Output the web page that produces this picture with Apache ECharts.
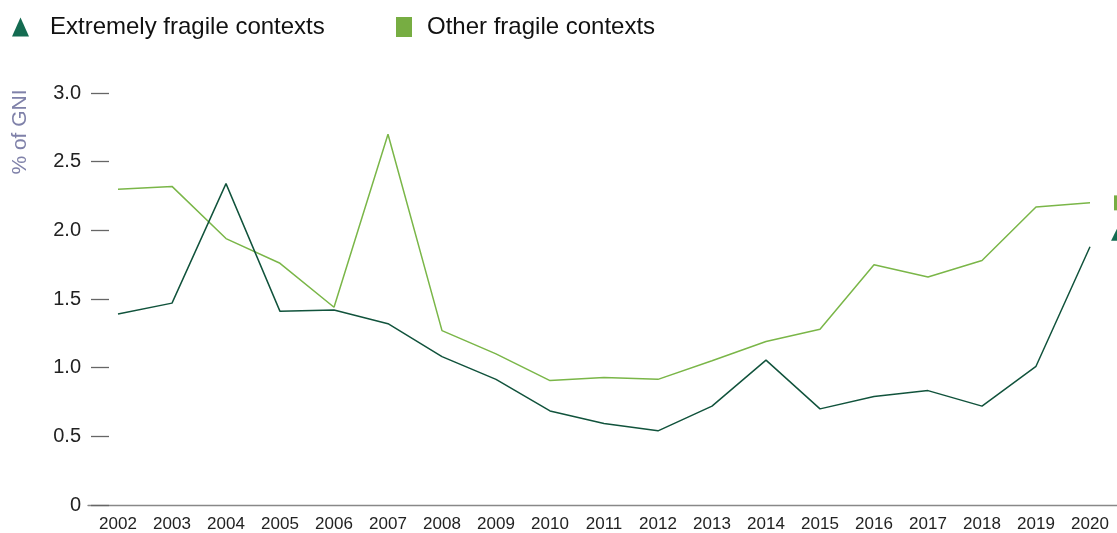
<!DOCTYPE html>
<html>
<head>
<meta charset="utf-8">
<script src="https://cdn.jsdelivr.net/npm/echarts@6/dist/echarts.min.js"></script>
<style>
html,body{margin:0;padding:0;background:#fff;}
#chart{width:1117px;height:533px;}
</style>
</head>
<body>
<div id="chart"></div>
<script>
var years = [2002,2003,2004,2005,2006,2007,2008,2009,2010,2011,2012,2013,2014,2015,2016,2017,2018,2019,2020];
var extremelyFragile = [1.39,1.47,2.34,1.41,1.42,1.32,1.08,0.915,0.685,0.593,0.54,0.72,1.055,0.70,0.79,0.833,0.72,1.01,1.88];
var otherFragile = [2.30,2.32,1.94,1.76,1.44,2.70,1.27,1.10,0.906,0.928,0.915,1.05,1.19,1.28,1.75,1.66,1.78,2.17,2.20];
var yTicks = [0,0.5,1.0,1.5,2.0,2.5,3.0];
var seriesNames = ['Extremely fragile contexts','Other fragile contexts'];

var darkColor = '#11533c', darkIcon = '#146b51';
var lightColor = '#7ab648', lightIcon = '#77ad42';
var FONT = '"Liberation Sans", Arial, Helvetica, sans-serif';

function pairs(vals){ return vals.map(function(v,i){ return [years[i], v]; }); }

var chart = echarts.init(document.getElementById('chart'), null, {renderer:'canvas'});
chart.setOption({
  animation:false,
  backgroundColor:'#fff',
  textStyle:{fontFamily:FONT},
  grid:{left:88, right:0, top:93, bottom:27, containLabel:false},
  legend:[{
    left:12, top:15, padding:0, icon:'triangle', itemWidth:17, itemHeight:19,
    data:[{name:seriesNames[0], itemStyle:{color:darkIcon}}],
    textStyle:{fontSize:24, color:'#111', fontFamily:FONT, padding:[0,0,0,16]}
  },{
    left:396, top:15, padding:0, icon:'rect', itemWidth:16, itemHeight:20,
    data:[{name:seriesNames[1], itemStyle:{color:lightIcon}}],
    textStyle:{fontSize:24, color:'#111', fontFamily:FONT, padding:[0,0,0,10]}
  }],
  xAxis:{
    type:'value', min:2002 - 30/54, max:2020.5,
    axisLine:{show:true, lineStyle:{color:'#888', width:1.3}},
    axisTick:{show:false},
    splitLine:{show:false},
    axisLabel:{customValues:years, color:'#222', fontSize:17, margin:11, fontFamily:FONT,
      formatter:function(v){return String(v);}}
  },
  yAxis:{
    type:'value', min:0, max:3, interval:0.5, offset:-21,
    axisLine:{show:false},
    axisTick:{show:true, length:18, lineStyle:{color:'#666', width:1.3}},
    splitLine:{show:false},
    axisLabel:{color:'#222', fontSize:20, margin:28, fontFamily:FONT,
      formatter:function(v){ return v===0 ? '0' : v.toFixed(1); }}
  },
  graphic:[{
    type:'text', x:20, y:132, rotation:Math.PI/2,
    style:{text:'% of GNI', fill:'#7f81a9', font:'21px ' + FONT, textAlign:'center', textVerticalAlign:'middle'}
  }],
  series:[{
    name:seriesNames[0], type:'line', data:pairs(extremelyFragile),
    showSymbol:false, symbol:'none', color:darkColor,
    lineStyle:{color:darkColor, width:1.5},
    endLabel:{show:true, formatter:'▲', color:darkIcon, fontSize:22, fontFamily:'DejaVu Sans', distance:21, offset:[0,-15]},
    z:3
  },{
    name:seriesNames[1], type:'line', data:pairs(otherFragile),
    showSymbol:false, symbol:'none', color:lightColor,
    lineStyle:{color:lightColor, width:1.5},
    endLabel:{show:true, formatter:'{s|}', distance:24, rich:{s:{width:16, height:15, backgroundColor:lightIcon}}},
    z:2
  }]
});
</script>
</body>
</html>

________________

• [What this task involves]: With the pictures left out, transcribe the material exactly.

• [Solution below]:
Output the web page that produces this picture with Apache ECharts.
<!DOCTYPE html>
<html>
<head>
<meta charset="utf-8">
<script src="https://cdn.jsdelivr.net/npm/echarts@6/dist/echarts.min.js"></script>
<style>
html,body{margin:0;padding:0;background:#fff;}
#chart{width:1117px;height:533px;}
</style>
</head>
<body>
<div id="chart"></div>
<script>
var years = [2002,2003,2004,2005,2006,2007,2008,2009,2010,2011,2012,2013,2014,2015,2016,2017,2018,2019,2020];
var extremelyFragile = [1.39,1.47,2.34,1.41,1.42,1.32,1.08,0.915,0.685,0.593,0.54,0.72,1.055,0.70,0.79,0.833,0.72,1.01,1.88];
var otherFragile = [2.30,2.32,1.94,1.76,1.44,2.70,1.27,1.10,0.906,0.928,0.915,1.05,1.19,1.28,1.75,1.66,1.78,2.17,2.20];
var yTicks = [0,0.5,1.0,1.5,2.0,2.5,3.0];
var seriesNames = ['Extremely fragile contexts','Other fragile contexts'];

var darkColor = '#11533c', darkIcon = '#146b51';
var lightColor = '#7ab648', lightIcon = '#77ad42';
var FONT = '"Liberation Sans", Arial, Helvetica, sans-serif';

function pairs(vals){ return vals.map(function(v,i){ return [years[i], v]; }); }

var chart = echarts.init(document.getElementById('chart'), null, {renderer:'canvas'});
chart.setOption({
  animation:false,
  backgroundColor:'#fff',
  textStyle:{fontFamily:FONT},
  grid:{left:88, right:0, top:93, bottom:27, containLabel:false},
  legend:[{
    left:12, top:15, padding:0, icon:'triangle', itemWidth:17, itemHeight:19,
    data:[{name:seriesNames[0], itemStyle:{color:darkIcon}}],
    textStyle:{fontSize:24, color:'#111', fontFamily:FONT, padding:[0,0,0,16]}
  },{
    left:396, top:15, padding:0, icon:'rect', itemWidth:16, itemHeight:20,
    data:[{name:seriesNames[1], itemStyle:{color:lightIcon}}],
    textStyle:{fontSize:24, color:'#111', fontFamily:FONT, padding:[0,0,0,10]}
  }],
  xAxis:{
    type:'value', min:2002 - 30/54, max:2020.5,
    axisLine:{show:true, lineStyle:{color:'#888', width:1.3}},
    axisTick:{show:false},
    splitLine:{show:false},
    axisLabel:{customValues:years, color:'#222', fontSize:17, margin:11, fontFamily:FONT,
      formatter:function(v){return String(v);}}
  },
  yAxis:{
    type:'value', min:0, max:3, interval:0.5, offset:-21,
    axisLine:{show:false},
    axisTick:{show:true, length:18, lineStyle:{color:'#666', width:1.3}},
    splitLine:{show:false},
    axisLabel:{color:'#222', fontSize:20, margin:28, fontFamily:FONT,
      formatter:function(v){ return v===0 ? '0' : v.toFixed(1); }}
  },
  graphic:[{
    type:'text', x:20, y:132, rotation:Math.PI/2,
    style:{text:'% of GNI', fill:'#7f81a9', font:'21px ' + FONT, textAlign:'center', textVerticalAlign:'middle'}
  }],
  series:[{
    name:seriesNames[0], type:'line', data:pairs(extremelyFragile),
    showSymbol:false, symbol:'none', color:darkColor,
    lineStyle:{color:darkColor, width:1.5},
    endLabel:{show:true, formatter:'▲', color:darkIcon, fontSize:22, fontFamily:'DejaVu Sans', distance:21, offset:[0,-15]},
    z:3
  },{
    name:seriesNames[1], type:'line', data:pairs(otherFragile),
    showSymbol:false, symbol:'none', color:lightColor,
    lineStyle:{color:lightColor, width:1.5},
    endLabel:{show:true, formatter:'{s|}', distance:24, rich:{s:{width:16, height:15, backgroundColor:lightIcon}}},
    z:2
  }]
});
</script>
</body>
</html>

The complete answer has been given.